Start of COLLECTED MATERIAL
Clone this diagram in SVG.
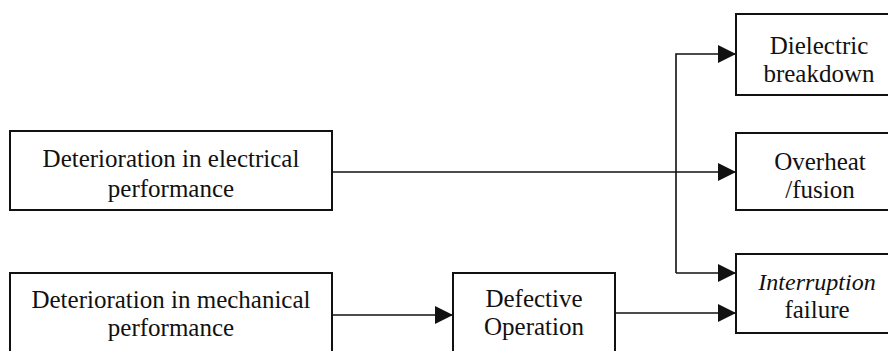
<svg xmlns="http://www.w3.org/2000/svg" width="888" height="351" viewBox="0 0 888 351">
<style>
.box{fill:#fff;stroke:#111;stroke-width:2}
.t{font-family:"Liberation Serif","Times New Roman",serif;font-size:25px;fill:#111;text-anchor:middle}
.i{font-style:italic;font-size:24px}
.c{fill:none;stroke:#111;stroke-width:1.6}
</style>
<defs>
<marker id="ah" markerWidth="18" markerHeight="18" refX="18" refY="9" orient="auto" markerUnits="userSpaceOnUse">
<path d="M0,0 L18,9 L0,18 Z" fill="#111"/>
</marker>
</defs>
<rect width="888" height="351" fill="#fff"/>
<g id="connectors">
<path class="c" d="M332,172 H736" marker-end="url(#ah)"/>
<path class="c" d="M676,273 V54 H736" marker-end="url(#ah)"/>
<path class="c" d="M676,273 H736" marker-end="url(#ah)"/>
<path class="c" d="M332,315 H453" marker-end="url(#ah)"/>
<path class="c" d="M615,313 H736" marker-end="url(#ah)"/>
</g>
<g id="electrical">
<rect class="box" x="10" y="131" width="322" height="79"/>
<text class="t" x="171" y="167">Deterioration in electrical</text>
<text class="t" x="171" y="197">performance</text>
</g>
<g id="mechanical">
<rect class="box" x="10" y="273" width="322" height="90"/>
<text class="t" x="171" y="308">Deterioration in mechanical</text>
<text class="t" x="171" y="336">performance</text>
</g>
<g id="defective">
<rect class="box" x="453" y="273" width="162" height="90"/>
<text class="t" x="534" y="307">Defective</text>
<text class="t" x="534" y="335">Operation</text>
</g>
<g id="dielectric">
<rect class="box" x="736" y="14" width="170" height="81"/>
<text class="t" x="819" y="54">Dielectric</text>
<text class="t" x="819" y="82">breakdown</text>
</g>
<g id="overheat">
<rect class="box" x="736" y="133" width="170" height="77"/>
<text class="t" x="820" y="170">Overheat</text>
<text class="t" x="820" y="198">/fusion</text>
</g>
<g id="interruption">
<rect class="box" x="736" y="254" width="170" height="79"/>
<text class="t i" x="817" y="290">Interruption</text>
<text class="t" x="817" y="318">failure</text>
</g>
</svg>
End of COLLECTED MATERIAL
▶ [EXERCISE]: Omit the pictures and output all of the other material exactly.

▶ [WORKED SOLUTION]:
Clone this diagram in SVG.
<svg xmlns="http://www.w3.org/2000/svg" width="888" height="351" viewBox="0 0 888 351">
<style>
.box{fill:#fff;stroke:#111;stroke-width:2}
.t{font-family:"Liberation Serif","Times New Roman",serif;font-size:25px;fill:#111;text-anchor:middle}
.i{font-style:italic;font-size:24px}
.c{fill:none;stroke:#111;stroke-width:1.6}
</style>
<defs>
<marker id="ah" markerWidth="18" markerHeight="18" refX="18" refY="9" orient="auto" markerUnits="userSpaceOnUse">
<path d="M0,0 L18,9 L0,18 Z" fill="#111"/>
</marker>
</defs>
<rect width="888" height="351" fill="#fff"/>
<g id="connectors">
<path class="c" d="M332,172 H736" marker-end="url(#ah)"/>
<path class="c" d="M676,273 V54 H736" marker-end="url(#ah)"/>
<path class="c" d="M676,273 H736" marker-end="url(#ah)"/>
<path class="c" d="M332,315 H453" marker-end="url(#ah)"/>
<path class="c" d="M615,313 H736" marker-end="url(#ah)"/>
</g>
<g id="electrical">
<rect class="box" x="10" y="131" width="322" height="79"/>
<text class="t" x="171" y="167">Deterioration in electrical</text>
<text class="t" x="171" y="197">performance</text>
</g>
<g id="mechanical">
<rect class="box" x="10" y="273" width="322" height="90"/>
<text class="t" x="171" y="308">Deterioration in mechanical</text>
<text class="t" x="171" y="336">performance</text>
</g>
<g id="defective">
<rect class="box" x="453" y="273" width="162" height="90"/>
<text class="t" x="534" y="307">Defective</text>
<text class="t" x="534" y="335">Operation</text>
</g>
<g id="dielectric">
<rect class="box" x="736" y="14" width="170" height="81"/>
<text class="t" x="819" y="54">Dielectric</text>
<text class="t" x="819" y="82">breakdown</text>
</g>
<g id="overheat">
<rect class="box" x="736" y="133" width="170" height="77"/>
<text class="t" x="820" y="170">Overheat</text>
<text class="t" x="820" y="198">/fusion</text>
</g>
<g id="interruption">
<rect class="box" x="736" y="254" width="170" height="79"/>
<text class="t i" x="817" y="290">Interruption</text>
<text class="t" x="817" y="318">failure</text>
</g>
</svg>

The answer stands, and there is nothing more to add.